Group: Telecom regs need to change
From Illinois News Network
Illinois’ telecommunications regulations are holding the state’s economy back by mandating investment in out-of-date technology–and that needs to change. That’s according to a diverse group of business leaders and other interests who say current telecommunication regulations are stifling growth.
During a press conference to promote updating Illinois’ telecommunications laws, Illinois Chamber of Commerce President and CEO Todd Maisch says current state regulations mandate telecommunications companies like AT&T invest up to 30 percent of their infrastructure capital in outdated rotary phone technology.
“It’s not going to be necessarily that expensive essentially to just be able to allow AT&T to have full flexibility to allocate the entire amount. So I think what you’re gonna see is, it’s not an investment, it’s money diverted here being now being spent in a much more effective way for the economy.”

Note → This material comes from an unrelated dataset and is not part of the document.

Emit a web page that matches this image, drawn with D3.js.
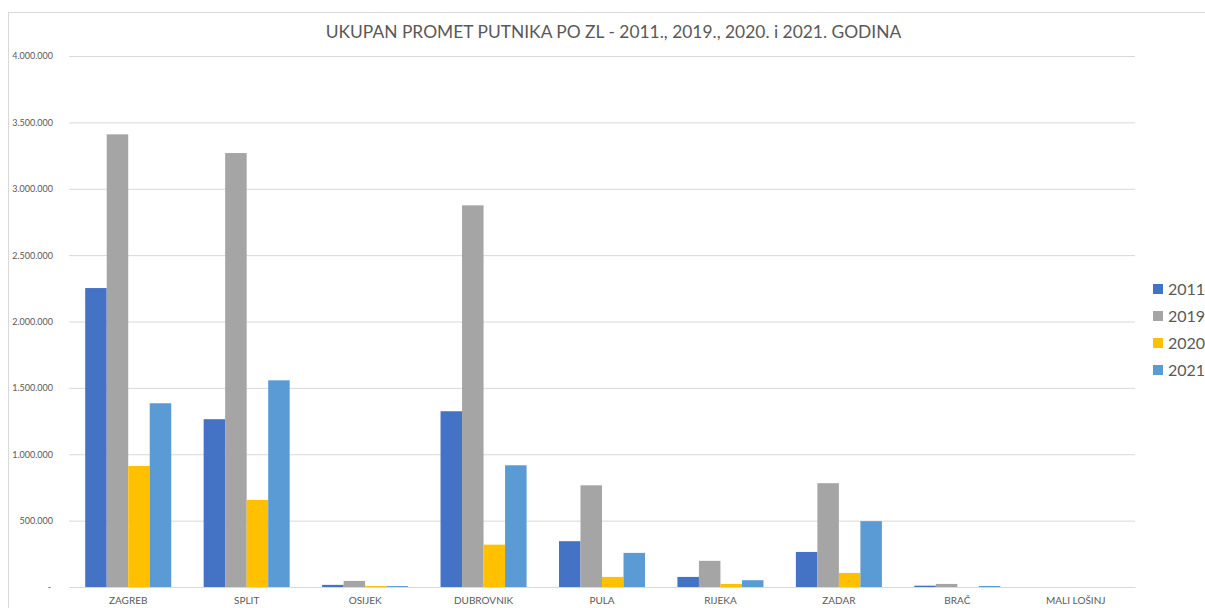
<!DOCTYPE html>
<html>
<head>
<meta charset="utf-8">
<script src="https://cdn.jsdelivr.net/npm/d3@7"></script>
<style>
  html, body { margin: 0; padding: 0; background: #fff; }
  svg { display: block; }
</style>
</head>
<body>
<svg id="chart" width="1205" height="608"></svg>
<script>
const categories = ["ZAGREB", "SPLIT", "OSIJEK", "DUBROVNIK", "PULA", "RIJEKA", "ZADAR", "BRAČ", "MALI LOŠINJ"];
const seriesNames = ["2011", "2019", "2020", "2021"];
const values2011 = [2252000, 1264000, 16000, 1324000, 345000, 76000, 264000, 10000, 0];
const values2019 = [3410000, 3269000, 46000, 2875000, 766000, 197000, 782000, 23000, 0];
const values2020 = [912000, 656000, 7000, 319000, 76000, 23000, 106000, 0, 0];
const values2021 = [1384000, 1557000, 7000, 917000, 257000, 51000, 496000, 8000, 0];
const yTicks = [0, 500000, 1000000, 1500000, 2000000, 2500000, 3000000, 3500000, 4000000];
const colors = ["#4472C4", "#A5A5A5", "#FFC000", "#5B9BD5"];
const titleText = "UKUPAN PROMET PUTNIKA PO ZL - 2011., 2019., 2020. i 2021. GODINA";

const seriesValues = [values2011, values2019, values2020, values2021];
const data = categories.map((c, i) => ({ cat: c, vals: seriesNames.map((s, j) => ({ key: s, value: seriesValues[j][i] })) }));

const svg = d3.select("#chart");
const font = "Lato, 'Open Sans', sans-serif";

// chart border
svg.append("rect").attr("x", 8.5).attr("y", 12.5).attr("width", 1205).attr("height", 610)
  .attr("fill", "none").attr("stroke", "#d9d9d9").attr("stroke-width", 1);

const pLeft = 69, pRight = 1135, pTop = 56, pBottom = 587;
const x = d3.scaleBand().domain(categories).range([pLeft, pRight]).paddingInner(0).paddingOuter(0);
const inner = d3.scaleBand().domain(seriesNames).range([16.2, x.bandwidth() - 16.2]).padding(0);
const y = d3.scaleLinear().domain([0, 4000000]).range([pBottom, pTop]);

const fmt = v => v === 0 ? "-" : d3.format(",")(v).replace(/,/g, ".");

// gridlines + y labels
const yAxis = d3.axisLeft(y).tickValues(yTicks).tickSize(-(pRight - pLeft)).tickFormat(fmt).tickPadding(16);
const gy = svg.append("g").attr("transform", `translate(${pLeft},0)`).call(yAxis);
gy.select(".domain").remove();
gy.selectAll(".tick line").attr("stroke", "#d9d9d9").attr("stroke-width", 1);
gy.selectAll(".tick text").attr("fill", "#595959").attr("font-family", font).attr("font-size", 9)
  .attr("x", -16);
gy.selectAll(".tick").filter(d => d === 0).select("text").attr("x", -18);

// bars
const groups = svg.append("g").selectAll("g").data(data).join("g")
  .attr("transform", d => `translate(${x(d.cat)},0)`);
groups.selectAll("rect").data(d => d.vals.filter(v => v.value > 0)).join("rect")
  .attr("x", d => inner(d.key))
  .attr("width", inner.bandwidth())
  .attr("y", d => y(d.value))
  .attr("height", d => y(0) - y(d.value))
  .attr("fill", d => colors[seriesNames.indexOf(d.key)]);

// x axis
const xAxis = d3.axisBottom(x).tickSize(0).tickPadding(10);
const gx = svg.append("g").attr("transform", `translate(0,${pBottom})`).call(xAxis);
gx.select(".domain").attr("stroke", "#d9d9d9");
gx.selectAll(".tick text").attr("fill", "#595959").attr("font-family", font).attr("font-size", 10);

// title
svg.append("text").attr("x", 613.5).attr("y", 38).attr("text-anchor", "middle")
  .attr("fill", "#595959").attr("font-family", font).attr("font-size", 17.4)
  .text(titleText);

// legend
const legend = svg.append("g").selectAll("g").data(seriesNames).join("g")
  .attr("transform", (d, i) => `translate(1153,${289 + i * 27})`);
legend.append("rect").attr("x", 0).attr("y", -5).attr("width", 10).attr("height", 10)
  .attr("fill", (d, i) => colors[i]);
legend.append("text").attr("x", 15).attr("y", 0).attr("dy", "0.36em")
  .attr("fill", "#595959").attr("font-family", font).attr("font-size", 16).text(d => d);
</script>
</body>
</html>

AT&T Illinois President Paul La Schiazza says that the telecommunications company wants to utilize infrastructure capital to it’s fullest extent instead of investing in old, out of date technology that very few people still use or even want.
“In the end, and I think everyone in this room recognizes this, capital is a scarce resource. It can either be applied to a use that drives economic growth, or it can be wasted.”
La Shiazza says it makes no sense that AT&T has to invest in old technology and Illinois is missing out on businesses investing in other states that have more updated regulations.
The coalition consisting of the Illinois Chamber of Commerce, the Chicago Urban League, Illinois Retail Merchants Association and several others says they support a policy that ensures home phone service for all consumers and businesses through modern landline and wireless technology that will attract private investment in broadband networks.
They also say laws need to be updated to help spur investment and jobs without requiring tax dollars.
The group says they are working with various lawmakers to produce a measure that will update the state’s regulations.